• _Required task_
Your task is to transcribe all the entries exactly, excluding pictures.

Items listed in a dataset
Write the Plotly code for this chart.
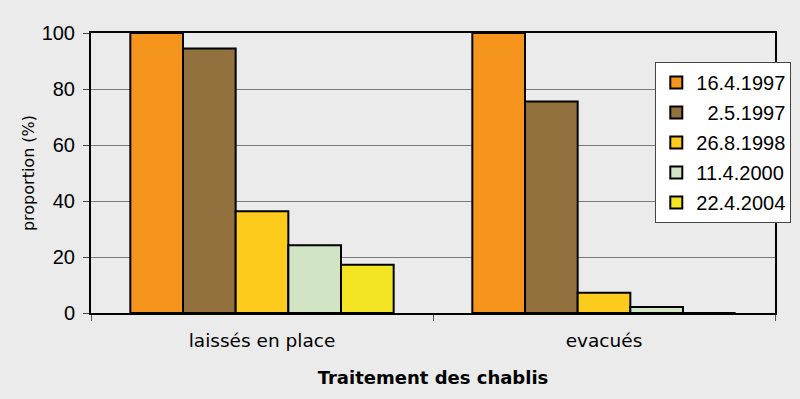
import plotly.graph_objects as go

categories = ["laissés en place", "evacués"]
series_names = ["16.4.1997", "  2.5.1997", "26.8.1998", "11.4.2000", "22.4.2004"]
series_values = [
    [100, 100],
    [94.5, 75.5],
    [36.3, 7.2],
    [24.2, 2.1],
    [17.2, 0],
]
colors = ["#f5951d", "#93713f", "#fdcb1c", "#d1e5c5", "#f3e524"]
y_ticks = [0, 20, 40, 60, 80, 100]

fig = go.Figure()
for i, (name, vals, c) in enumerate(zip(series_names, series_values, colors)):
    fig.add_trace(go.Bar(
        x=categories, y=vals, name=name, legendgroup=f"g{i}",
        marker=dict(color=c, line=dict(color="#000000", width=2)),
    ))

fig.update_layout(
    width=800, height=399,
    margin=dict(l=91, r=25, t=33, b=86, autoexpand=False),
    paper_bgcolor="#ebebeb", plot_bgcolor="#ebebeb",
    barmode="group", bargap=0.23, bargroupgap=0,
    font=dict(family="Liberation Sans", color="#000000"),
    showlegend=True,
    legend=dict(
        x=0.825, y=0.896, xanchor="left", yanchor="top",
        bgcolor="#ffffff", bordercolor="#444444", borderwidth=1,
        font=dict(size=20, family="Liberation Sans"),
        tracegroupgap=1, itemsizing="constant",
    ),
)
fig.update_xaxes(
    type="category", tickson="boundaries", ticks="outside", ticklen=6,
    tickcolor="#555555", ticklabelstandoff=10,
    showline=True, linecolor="#000000", linewidth=2, mirror=True,
    tickfont=dict(family="DejaVu Sans", size=18.5),
    title=dict(text="<b>Traitement des chablis</b>",
               font=dict(family="DejaVu Sans", size=18),
               standoff=21),
)
fig.update_yaxes(
    range=[0, 100], tickvals=y_ticks, ticks="outside", ticklen=6,
    tickcolor="#444444", ticklabelstandoff=4,
    showgrid=True, gridcolor="#7a7a7a", gridwidth=1,
    showline=True, linecolor="#000000", linewidth=2, mirror=True,
    zeroline=False,
    tickfont=dict(size=20, family="Liberation Sans"),
    title=dict(text="proportion (%)", font=dict(size=16, family="DejaVu Sans"), standoff=3),
)

fig.write_html("out.html")
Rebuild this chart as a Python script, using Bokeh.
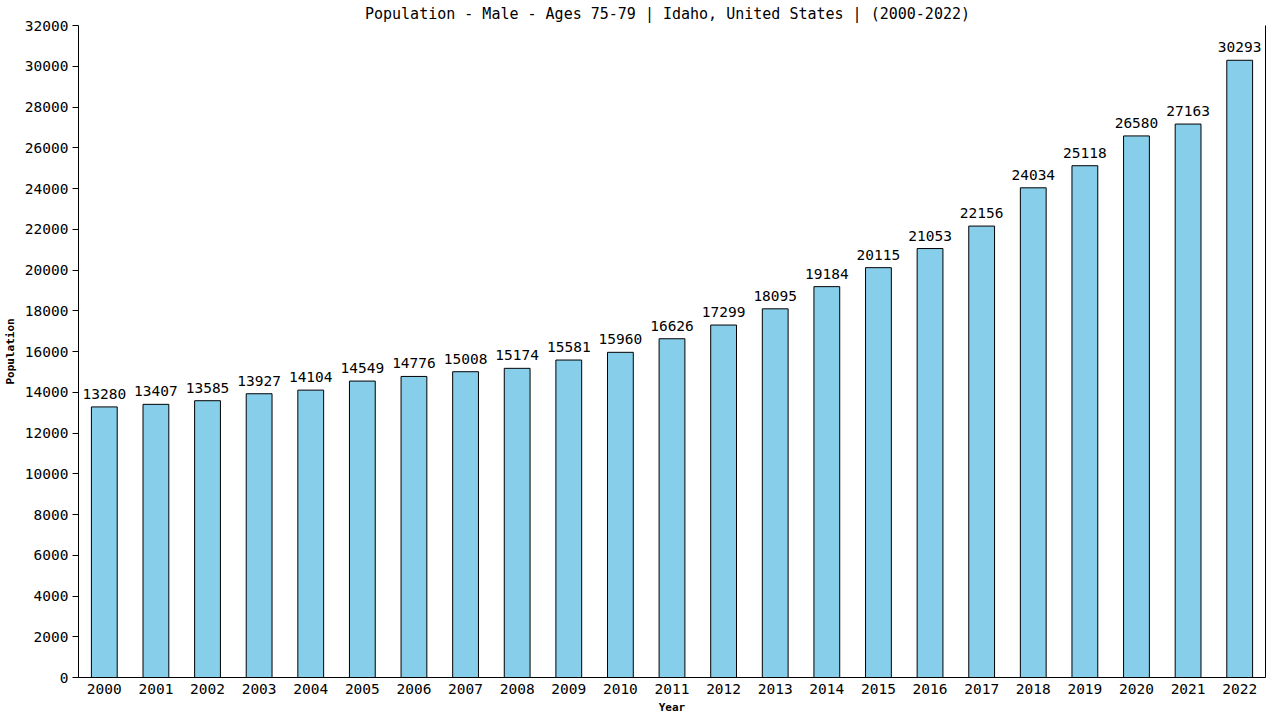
from bokeh.plotting import figure
from bokeh.models import ColumnDataSource, LinearAxis, FixedTicker, Range1d, Title
from bokeh.embed import file_html
from bokeh.resources import INLINE

years = [str(y) for y in range(2000, 2023)]
population = [13280, 13407, 13585, 13927, 14104, 14549, 14776, 15008, 15174, 15581,
              15960, 16626, 17299, 18095, 19184, 20115, 21053, 22156, 24034, 25118,
              26580, 27163, 30293]
y_ticks = list(range(0, 32001, 2000))
title_text = "Population - Male - Ages 75-79 | Idaho, United States |  (2000-2022)"

FONT = "DejaVu Sans Mono"

src = ColumnDataSource(dict(year=years, pop=population, lab=[str(v) for v in population]))

p = figure(x_range=years, y_range=Range1d(0, 32000), width=1280, height=720,
           output_backend="svg", toolbar_location=None,
           min_border_left=78, min_border_right=15, min_border_top=25, min_border_bottom=43)
p.title = Title(text=title_text, align="center", text_font=FONT, text_font_size="15px",
                text_font_style="normal", standoff=5, offset=0)
p.title.text_color = "black"

p.vbar(x="year", top="pop", width=0.5, source=src, fill_color="#87CEEB",
       line_color="black", line_width=1)
p.text(x="year", y="pop", text="lab", source=src, text_align="center",
       text_baseline="bottom", y_offset=-8, text_font={"value": FONT},
       text_font_size="14.5px", text_color="black")

p.xgrid.visible = False
p.ygrid.visible = False
p.outline_line_color = None
p.x_range.range_padding = 0

for ax in p.axis:
    ax.axis_line_color = "black"
    ax.major_label_text_font = FONT
    ax.major_label_text_font_size = "14.5px"
    ax.major_label_text_color = "black"
    ax.axis_label_text_font = FONT
    ax.axis_label_text_font_size = "11px"
    ax.axis_label_text_font_style = "bold"
    ax.axis_label_text_color = "black"
    ax.minor_tick_line_color = None

p.xaxis.axis_label = "Year"
p.xaxis.major_tick_line_color = None
p.xaxis.major_tick_out = 0
p.xaxis.major_label_standoff = 6
p.xaxis.axis_label_standoff = 4

p.yaxis.axis_label = "Population"
p.yaxis.ticker = FixedTicker(ticks=y_ticks)
p.yaxis.major_tick_in = 0
p.yaxis.major_tick_out = 6
p.yaxis.major_tick_line_color = "black"
p.yaxis.major_label_standoff = 4
p.yaxis.axis_label_standoff = 5

right = LinearAxis(major_tick_line_color=None, minor_tick_line_color=None,
                   major_label_text_font_size="0px", axis_line_color="black",
                   ticker=FixedTicker(ticks=[]))
p.add_layout(right, "right")

open("out.html", "w").write(file_html(p, INLINE))
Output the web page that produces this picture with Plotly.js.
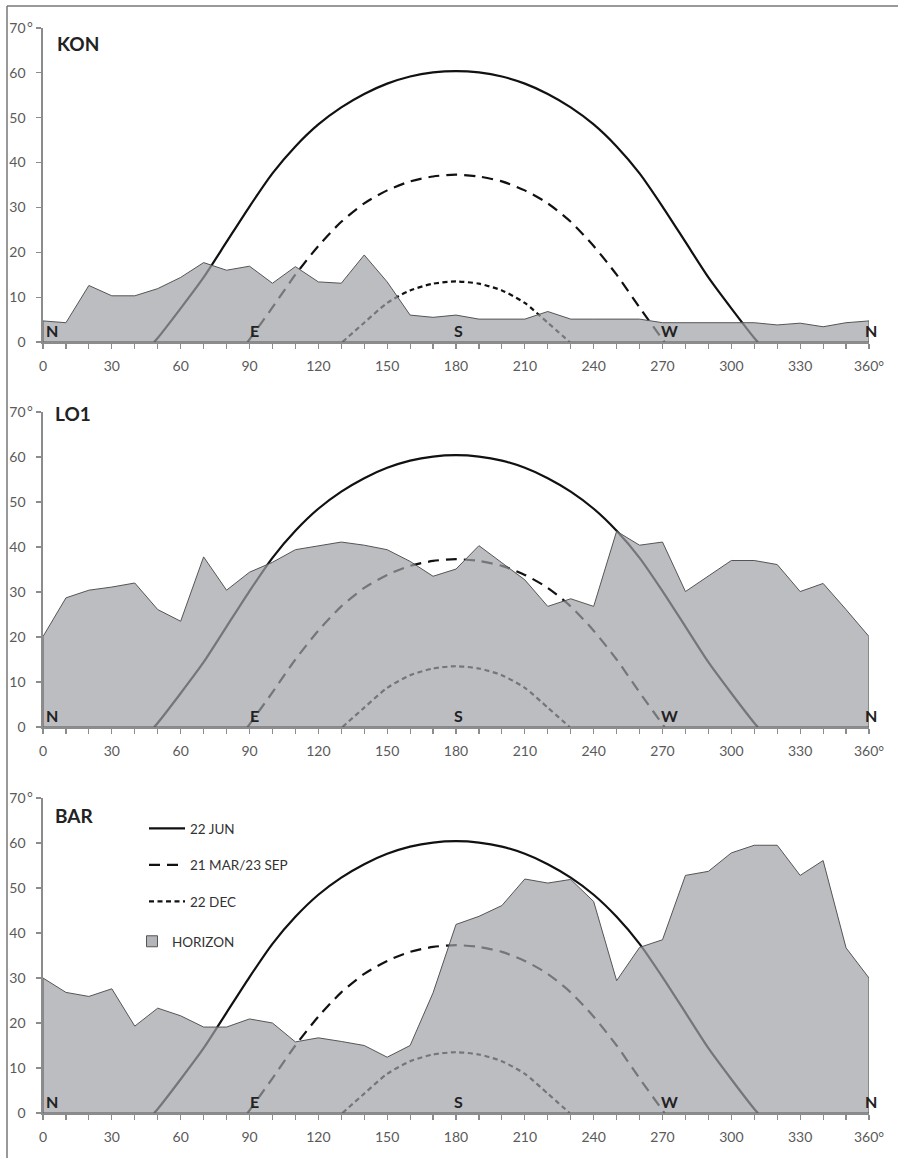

• _Solution for this exercise_
Write the Plotly code for this chart.
import plotly.graph_objects as go

categories = ["laissés en place", "evacués"]
series_names = ["16.4.1997", "  2.5.1997", "26.8.1998", "11.4.2000", "22.4.2004"]
series_values = [
    [100, 100],
    [94.5, 75.5],
    [36.3, 7.2],
    [24.2, 2.1],
    [17.2, 0],
]
colors = ["#f5951d", "#93713f", "#fdcb1c", "#d1e5c5", "#f3e524"]
y_ticks = [0, 20, 40, 60, 80, 100]

fig = go.Figure()
for i, (name, vals, c) in enumerate(zip(series_names, series_values, colors)):
    fig.add_trace(go.Bar(
        x=categories, y=vals, name=name, legendgroup=f"g{i}",
        marker=dict(color=c, line=dict(color="#000000", width=2)),
    ))

fig.update_layout(
    width=800, height=399,
    margin=dict(l=91, r=25, t=33, b=86, autoexpand=False),
    paper_bgcolor="#ebebeb", plot_bgcolor="#ebebeb",
    barmode="group", bargap=0.23, bargroupgap=0,
    font=dict(family="Liberation Sans", color="#000000"),
    showlegend=True,
    legend=dict(
        x=0.825, y=0.896, xanchor="left", yanchor="top",
        bgcolor="#ffffff", bordercolor="#444444", borderwidth=1,
        font=dict(size=20, family="Liberation Sans"),
        tracegroupgap=1, itemsizing="constant",
    ),
)
fig.update_xaxes(
    type="category", tickson="boundaries", ticks="outside", ticklen=6,
    tickcolor="#555555", ticklabelstandoff=10,
    showline=True, linecolor="#000000", linewidth=2, mirror=True,
    tickfont=dict(family="DejaVu Sans", size=18.5),
    title=dict(text="<b>Traitement des chablis</b>",
               font=dict(family="DejaVu Sans", size=18),
               standoff=21),
)
fig.update_yaxes(
    range=[0, 100], tickvals=y_ticks, ticks="outside", ticklen=6,
    tickcolor="#444444", ticklabelstandoff=4,
    showgrid=True, gridcolor="#7a7a7a", gridwidth=1,
    showline=True, linecolor="#000000", linewidth=2, mirror=True,
    zeroline=False,
    tickfont=dict(size=20, family="Liberation Sans"),
    title=dict(text="proportion (%)", font=dict(size=16, family="DejaVu Sans"), standoff=3),
)

fig.write_html("out.html")
Rebuild this chart as a Python script, using Bokeh.
from bokeh.plotting import figure
from bokeh.models import ColumnDataSource, LinearAxis, FixedTicker, Range1d, Title
from bokeh.embed import file_html
from bokeh.resources import INLINE

years = [str(y) for y in range(2000, 2023)]
population = [13280, 13407, 13585, 13927, 14104, 14549, 14776, 15008, 15174, 15581,
              15960, 16626, 17299, 18095, 19184, 20115, 21053, 22156, 24034, 25118,
              26580, 27163, 30293]
y_ticks = list(range(0, 32001, 2000))
title_text = "Population - Male - Ages 75-79 | Idaho, United States |  (2000-2022)"

FONT = "DejaVu Sans Mono"

src = ColumnDataSource(dict(year=years, pop=population, lab=[str(v) for v in population]))

p = figure(x_range=years, y_range=Range1d(0, 32000), width=1280, height=720,
           output_backend="svg", toolbar_location=None,
           min_border_left=78, min_border_right=15, min_border_top=25, min_border_bottom=43)
p.title = Title(text=title_text, align="center", text_font=FONT, text_font_size="15px",
                text_font_style="normal", standoff=5, offset=0)
p.title.text_color = "black"

p.vbar(x="year", top="pop", width=0.5, source=src, fill_color="#87CEEB",
       line_color="black", line_width=1)
p.text(x="year", y="pop", text="lab", source=src, text_align="center",
       text_baseline="bottom", y_offset=-8, text_font={"value": FONT},
       text_font_size="14.5px", text_color="black")

p.xgrid.visible = False
p.ygrid.visible = False
p.outline_line_color = None
p.x_range.range_padding = 0

for ax in p.axis:
    ax.axis_line_color = "black"
    ax.major_label_text_font = FONT
    ax.major_label_text_font_size = "14.5px"
    ax.major_label_text_color = "black"
    ax.axis_label_text_font = FONT
    ax.axis_label_text_font_size = "11px"
    ax.axis_label_text_font_style = "bold"
    ax.axis_label_text_color = "black"
    ax.minor_tick_line_color = None

p.xaxis.axis_label = "Year"
p.xaxis.major_tick_line_color = None
p.xaxis.major_tick_out = 0
p.xaxis.major_label_standoff = 6
p.xaxis.axis_label_standoff = 4

p.yaxis.axis_label = "Population"
p.yaxis.ticker = FixedTicker(ticks=y_ticks)
p.yaxis.major_tick_in = 0
p.yaxis.major_tick_out = 6
p.yaxis.major_tick_line_color = "black"
p.yaxis.major_label_standoff = 4
p.yaxis.axis_label_standoff = 5

right = LinearAxis(major_tick_line_color=None, minor_tick_line_color=None,
                   major_label_text_font_size="0px", axis_line_color="black",
                   ticker=FixedTicker(ticks=[]))
p.add_layout(right, "right")

open("out.html", "w").write(file_html(p, INLINE))
Output the web page that produces this picture with Plotly.js.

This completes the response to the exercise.